The discussions went well and did in fact lead to a concrete proposal to
incorporate this objective into AA/SEAL/ROOT plans. The plan was
presented to the experiments and after some direct experiment-SEAL
iterations the AF agreed to incorporate this into a revised SEAL
workplan. At the Feb 19 AF the SEAL workplan incorporating a dictionary convergence plan
was agreed. This plan will be presented to the PEB for its endorsement.

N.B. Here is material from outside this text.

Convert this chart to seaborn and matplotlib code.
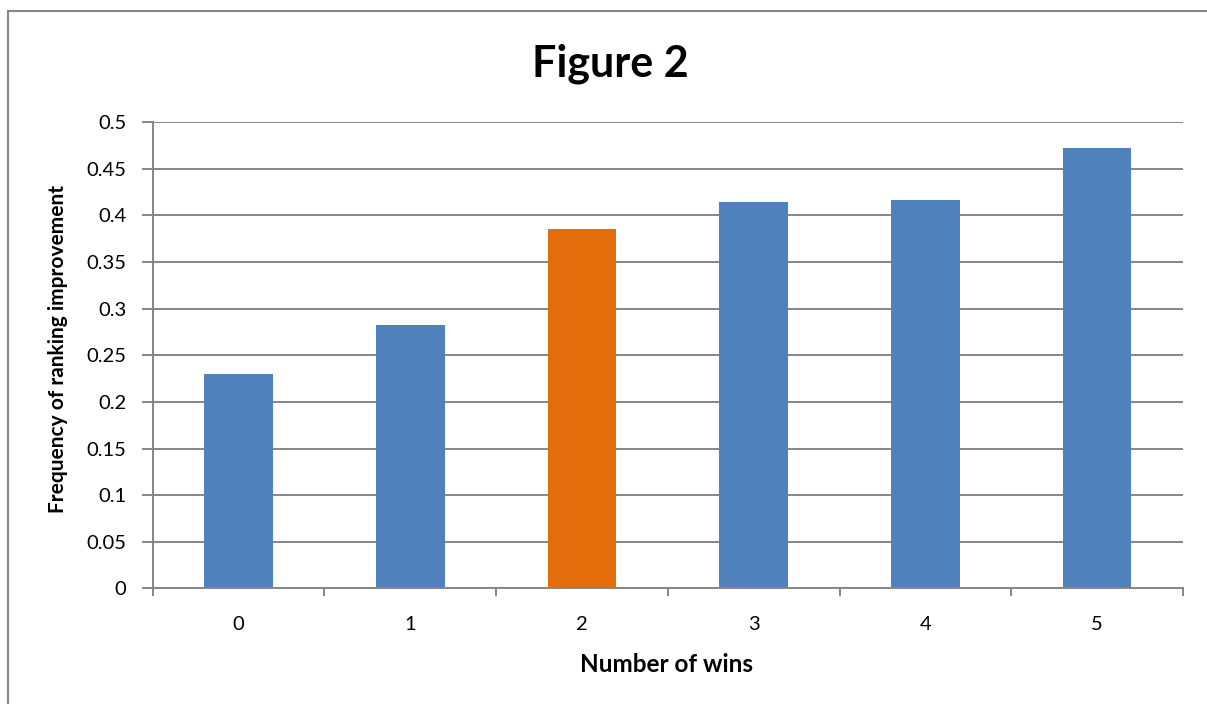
import matplotlib
matplotlib.use("Agg")
import matplotlib.pyplot as plt
from matplotlib.lines import Line2D
import seaborn as sns
import pandas as pd

# Share of players whose ranking improved, by number of wins
wins = ["0", "1", "2", "3", "4", "5"]
frequency = [0.230, 0.283, 0.386, 0.414, 0.417, 0.472]
bar_colors = ["#4F81BD", "#4F81BD", "#E46C0A", "#4F81BD", "#4F81BD", "#4F81BD"]
y_ticks = [0, 0.05, 0.1, 0.15, 0.2, 0.25, 0.3, 0.35, 0.4, 0.45, 0.5]
y_tick_labels = ["0", "0.05", "0.1", "0.15", "0.2", "0.25", "0.3", "0.35", "0.4", "0.45", "0.5"]

sns.set_theme(style="white")
plt.rcParams["font.family"] = ["Lato", "DejaVu Sans"]

df = pd.DataFrame({"wins": wins, "frequency": frequency})

W, H = 1207, 704
fig = plt.figure(figsize=(W / 100, H / 100), dpi=100)
fig.patch.set_facecolor("white")

left, right, bottom, top = 152.7, 1183, 588.3, 122.3
ax = fig.add_axes([left / W, 1 - bottom / H, (right - left) / W, (bottom - top) / H])

grid_color = "#868686"
ax.set_axisbelow(True)
ax.yaxis.grid(True, color=grid_color, linewidth=1.4)
ax.xaxis.grid(False)

sns.barplot(data=df, x="wins", y="frequency", hue="wins", palette=bar_colors,
            width=0.4, legend=False, saturation=1, ax=ax, linewidth=0)

ax.set_xlim(-0.5, len(wins) - 0.5)
ax.set_ylim(0, 0.5)
ax.set_yticks(y_ticks)
ax.set_yticklabels(y_tick_labels)

# Tick marks sit at category boundaries, labels at category centres
ax.set_xticks([i - 0.5 for i in range(len(wins) + 1)])
ax.set_xticklabels([""] * (len(wins) + 1))
ax.set_xticks(range(len(wins)), minor=True)
ax.set_xticklabels(wins, minor=True)
ax.tick_params(axis="x", which="major", direction="out", length=6, width=1.4,
               color=grid_color, bottom=True)
ax.tick_params(axis="x", which="minor", length=0, pad=20, labelsize=14.5,
               labelcolor="black")
ax.tick_params(axis="y", which="major", direction="out", length=8, width=1.4,
               color=grid_color, left=True, pad=11, labelsize=14.5, labelcolor="black")

for side in ["top", "right"]:
    ax.spines[side].set_visible(False)
for side in ["left", "bottom"]:
    ax.spines[side].set_visible(True)
    ax.spines[side].set_color(grid_color)
    ax.spines[side].set_linewidth(1.4)

ax.set_xlabel("")
ax.set_ylabel("")

fig.text(610.5 / W, 1 - 77 / H, "Figure 2", ha="center", va="baseline",
         fontsize=31, fontweight="bold", color="black")
fig.text(666.5 / W, 1 - 672 / H, "Number of wins", ha="center", va="baseline",
         fontsize=17.5, fontweight="bold", color="black")
fig.text(58 / W, 1 - 349 / H, "Frequency of ranking improvement", ha="center",
         va="center", rotation=90, fontsize=15, fontweight="bold", color="black")

# Chart frame (left and top edges)
frame_x, frame_y = 7.5 / W, 1 - 10.5 / H
fig.add_artist(Line2D([frame_x, frame_x], [-0.05, frame_y], transform=fig.transFigure,
                      color=grid_color, linewidth=1.5))
fig.add_artist(Line2D([frame_x, 1.05], [frame_y, frame_y], transform=fig.transFigure,
                      color=grid_color, linewidth=1.5))

fig.savefig("out.png", dpi=100)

- For proposals in areas outside the present
scope of the applications area, applications area projects develop
proposals, present them to the AF for modification and approval, and the AF-agreed proposal
is presented to the PEB (formerly to the SC2) for a PEB decision. This
was done in the case of the conditions DB last year. Another such
proposal is currently in preparation (for a detector geometry exchange
tool).
- For proposals within AA scope but for which
the AF is unable to reach agreement, a policy has been in place from
the beginning to escalate the issue to higher management (now the PEB)
for resolution and decision. To date, this course has not had to be
invoked.
- Stresses the importance to support the Monte Carlo generator
codes required by the LHC experiments. Such support appears to fit the
scope of the Simulation project.
- The point here is that the current MC
generator services (GENSER) sub-project of the AA Simulation Project does
not have a stable staffing plan. The leader of the sub-project, Paolo
Bartalini, is a CERN fellow whose contract expires in December. Other
major resources are provided by Russia in the context of the CERN-Russia computing protocol. This
provides for a team of three people, one of whom would be at CERN at any
particular time, on a three-month assignment. There is no commitment to
ensure stability of the team membership. As a minimum one suitably
qualified person is required at CERN on a longer-term basis to lead this
activity and provide basic librarian services.